Ladies and Gentlemen, The Fabulous Stains (Lou Adler / U.S., 1982):

Diane Lane's face in close-up during the opening interview is the kind of beguiling teenage wasteland the Godard of Masculin Féminin would have killed for. (The sullen blankness flinches at only one question: "Do you think your views may change as you grow older?" "Grow older?") Out of the industrial Pennsylvania burg, the pissed-off orphan infiltrates a music scene of exiled punk-rock thrashers, decaying glam guitarists, Rastafarian drivers, groupies and overdoses. The Metal Corpses (led by Fee Waybill in increasingly clownish Kiss facepaint) and The Looters (led by Ray Winstone, with backup by bruisers from The Clash and Sex Pistols) are the squabbling bands on tour, between them the runaway comes up with The Fabulous Stains with sister (Marin Kanter) and cousin (Laura Dern) and takes off.

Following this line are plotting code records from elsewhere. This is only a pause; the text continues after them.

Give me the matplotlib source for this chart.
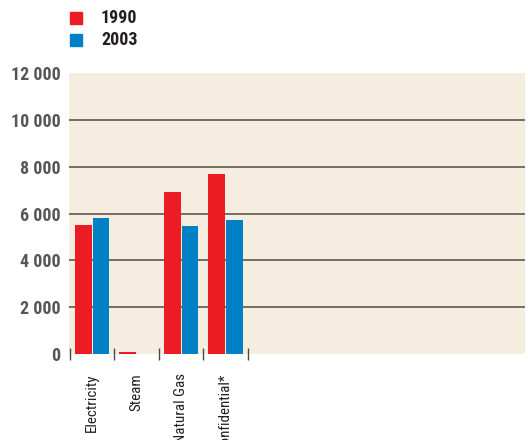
import matplotlib
matplotlib.use("Agg")

import numpy as np
import matplotlib.pyplot as plt
from matplotlib.patches import Rectangle

# ---- Data ----
categories = ["Electricity", "Steam", "Natural Gas", "Confidential*"]
series_names = ["1990", "2003"]
values_1990 = [5500, 70, 6900, 7700]
values_2003 = [5800, 0, 5470, 5730]
y_ticks = [0, 2000, 4000, 6000, 8000, 10000, 12000]
y_tick_labels = ["0", "2 000", "4 000", "6 000", "8 000", "10 000", "12 000"]

RED = "#ed1c24"
BLUE = "#0081c6"
PANEL = "#f5ede0"
GRID = "#756c66"
LABEL_GRAY = "#55565a"
NARROW = ["Roboto Condensed", "Archivo Narrow", "DejaVu Sans"]

fig = plt.figure(figsize=(5.28, 4.40), dpi=100)
ax = fig.add_axes([69 / 528, 1 - 354 / 440, 456 / 528, 281 / 440])
ax.set_facecolor(PANEL)

x = np.arange(len(categories))
width = 0.38
ax.bar(x - 0.2, values_1990, width, color=RED, zorder=3)
ax.bar(x + 0.2, values_2003, width, color=BLUE, zorder=3)

# horizontal guide lines (not at the floor or the ceiling)
for v in y_ticks[1:-1]:
    ax.axhline(v, color=GRID, lw=1.4, zorder=1)

ax.set_ylim(0, 12000)
ax.set_xlim(-0.52, 9.73)

for s in ax.spines.values():
    s.set_visible(False)

ax.set_yticks(y_ticks)
ax.set_yticklabels(y_tick_labels, family=NARROW, fontweight="bold",
                   fontsize=13, color=LABEL_GRAY)
ax.tick_params(axis="y", length=0, pad=6)

ax.set_xticks(x)
ax.set_xticklabels(categories, rotation=90, family=NARROW, fontsize=10.8,
                   color="#231f20", va="top", ha="center")
ax.tick_params(axis="x", which="major", length=0, pad=14)

# small separators between the categories
ax.set_xticks(np.arange(len(categories) + 1) - 0.5, minor=True)
ax.tick_params(axis="x", which="minor", direction="inout", length=8,
               width=1, color="#4a4a4a")

# ---- Legend ----
for i, (name, col) in enumerate(zip(series_names, [RED, BLUE])):
    y0 = 1 - (24 + 22 * i) / 440
    fig.patches.append(Rectangle((70 / 528, y0), 12 / 528, 12 / 440,
                                 transform=fig.transFigure, color=col))
    fig.text(101 / 528, y0 + 6 / 440, name, family=NARROW, fontweight="bold",
             fontsize=13, color="#231f20", va="center", ha="left")

fig.savefig("out.png", dpi=100)
plt.close(fig)
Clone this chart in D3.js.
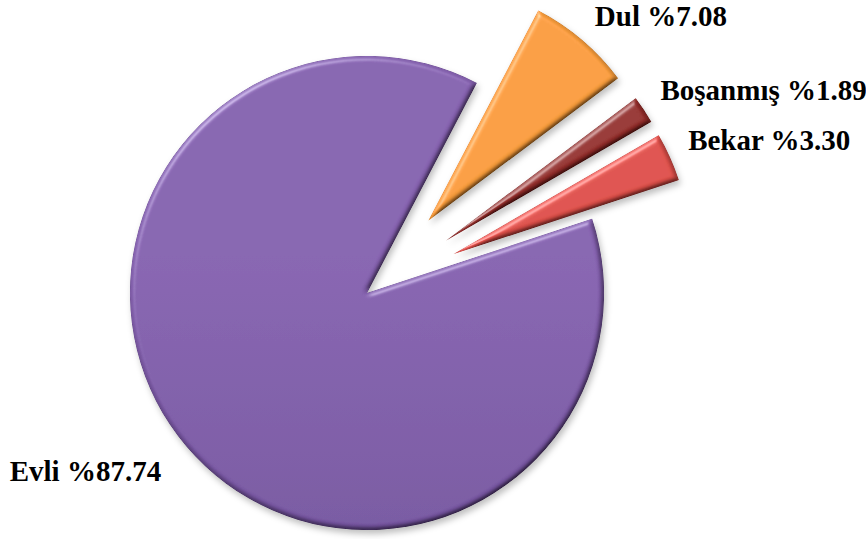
<!DOCTYPE html>
<html>
<head>
<meta charset="utf-8">
<script src="https://cdn.jsdelivr.net/npm/d3@7"></script>
<style>
  body { margin: 0; background: #fff; }
  svg { display: block; }
</style>
</head>
<body>
<svg id="chart" width="866" height="539"></svg>
<script>
// slices in clockwise order, starting from the top edge of the gap
const categories = ['Dul', 'Boşanmış', 'Bekar', 'Evli'];
const values = [7.08, 1.89, 3.30, 87.74];
const labels = ['Dul %7.08', 'Boşanmış %1.89', 'Bekar %3.30', 'Evli %87.74'];
const exploded = [true, true, true, false];

// top / bottom colour of each slice gradient
const topColors = ['#f99d3c', '#952e2b', '#de504a', '#8561af'];
const bottomColors = ['#f08a24', '#7a2321', '#c93e39', '#654790'];

const svg = d3.select('#chart');
const cx = 367;
const cy = 293;
const radius = 237;
const explodeBy = 95;
const startAngle = 27.6 * Math.PI / 180;

const defs = svg.append('defs');

categories.forEach((c, i) => {
  const g = defs.append('linearGradient')
    .attr('id', `grad${i}`)
    .attr('gradientUnits', 'userSpaceOnUse')
    .attr('x1', 0).attr('y1', cy - radius - explodeBy)
    .attr('x2', 0).attr('y2', cy + radius);
  g.append('stop').attr('offset', '0%').attr('stop-color', topColors[i]);
  g.append('stop').attr('offset', '100%').attr('stop-color', bottomColors[i]);
});

// bevel-ish lighting on the slice rims
const bevel = defs.append('filter')
  .attr('id', 'bevel')
  .attr('x', '-10%').attr('y', '-10%')
  .attr('width', '120%').attr('height', '120%');
bevel.append('feGaussianBlur')
  .attr('in', 'SourceAlpha').attr('stdDeviation', 2.5).attr('result', 'blur');
bevel.append('feDiffuseLighting')
  .attr('in', 'blur').attr('surfaceScale', 4).attr('diffuseConstant', 1)
  .attr('lighting-color', '#fff').attr('result', 'diff')
  .append('feDistantLight').attr('azimuth', 235).attr('elevation', 60);
bevel.append('feComposite')
  .attr('in', 'SourceGraphic').attr('in2', 'diff')
  .attr('operator', 'arithmetic')
  .attr('k1', 1.155).attr('k2', 0).attr('k3', 0).attr('k4', 0)
  .attr('result', 'lit');
bevel.append('feSpecularLighting')
  .attr('in', 'blur').attr('surfaceScale', 4).attr('specularConstant', 0.6)
  .attr('specularExponent', 20).attr('lighting-color', '#fff').attr('result', 'spec')
  .append('feDistantLight').attr('azimuth', 235).attr('elevation', 30);
bevel.append('feComposite')
  .attr('in', 'spec').attr('in2', 'SourceAlpha')
  .attr('operator', 'in').attr('result', 'specIn');
bevel.append('feComposite')
  .attr('in', 'lit').attr('in2', 'specIn')
  .attr('operator', 'arithmetic')
  .attr('k1', 0).attr('k2', 1).attr('k3', 0.5).attr('k4', 0);

const shadow = defs.append('filter')
  .attr('id', 'shadow')
  .attr('x', '-10%').attr('y', '-10%')
  .attr('width', '130%').attr('height', '130%');
shadow.append('feGaussianBlur').attr('stdDeviation', 3);

const data = categories.map((c, i) => ({
  category: c, value: values[i], label: labels[i], exploded: exploded[i], index: i,
}));

const pie = d3.pie()
  .sort(null)
  .value(d => d.value)
  .startAngle(startAngle)
  .endAngle(startAngle + 2 * Math.PI);

const arc = d3.arc()
  .innerRadius(0)
  .outerRadius(radius);

const arcs = pie(data);

const midAngle = d => (d.startAngle + d.endAngle) / 2;

const offset = (d) => {
  if (!d.data.exploded) return [0, 0];
  const a = midAngle(d);
  return [Math.sin(a) * explodeBy, -Math.cos(a) * explodeBy];
};

const chart = svg.append('g')
  .attr('transform', `translate(${cx}, ${cy})`);

// soft shadows first
chart.selectAll('path.shadow')
  .data(arcs)
  .join('path')
    .attr('class', 'shadow')
    .attr('transform', (d) => {
      const o = offset(d);
      return `translate(${o[0] + 2}, ${o[1] + 4})`;
    })
    .attr('d', arc)
    .attr('fill', '#000')
    .attr('fill-opacity', 0.25)
    .attr('filter', 'url(#shadow)');

chart.selectAll('path.slice')
  .data(arcs)
  .join('path')
    .attr('class', 'slice')
    .attr('transform', (d) => {
      const o = offset(d);
      return `translate(${o[0]}, ${o[1]})`;
    })
    .attr('d', arc)
    .attr('fill', d => `url(#grad${d.data.index})`)
    .attr('filter', 'url(#bevel)');

// labels: outside the exploded slices, left of the big one
const labelArcOut = 352;
const labelArcIn = 270;
const labelPos = (d) => {
  const a = midAngle(d);
  const r = d.data.exploded ? labelArcOut : labelArcIn;
  return [Math.sin(a) * r, -Math.cos(a) * r];
};

chart.selectAll('text.label')
  .data(arcs)
  .join('text')
    .attr('class', 'label')
    .attr('x', d => labelPos(d)[0])
    .attr('y', d => labelPos(d)[1])
    .attr('dy', d => (d.data.exploded ? '0.05em' : '0.45em'))
    .attr('text-anchor', d => (d.data.exploded ? 'start' : 'end'))
    .style('font-family', '"Liberation Serif", "Times New Roman", serif')
    .style('font-weight', 'bold')
    .style('font-size', '29px')
    .attr('fill', '#000')
    .text(d => d.data.label);
</script>
</body>
</html>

The lyrics tell the tale ("I'm a waste of time, don't touch me..."), the image sells the product: The anti-social heroine's two-toned skunk tresses, eye-shadow slashes and diaphanous blouses catch the eye of the local media, legions of adolescents parrot her motto ("Don't put out"). The idol-worshippers are fickle, however, one word to the crowd of mallrat clones and the gig's up. The promoter (David Clennon) spells it out: "You were just a concept, and you've blown the concept." Tashlin's The Girl Can't Help It and Gibson's Breaking Glass inform the bitter satire, Lou Adler's direction has a band wrangler's exhausted acquaintance with meteoric fads and cults. The coda posits a lesson about original voices and mainstream pap, then cheerfully settles for an MTV video. "Join the professionals, you're gonna be one anyway." With Peter Donat, Paul Cook, Steve Jones, Paul Simonon, and Christine Lahti.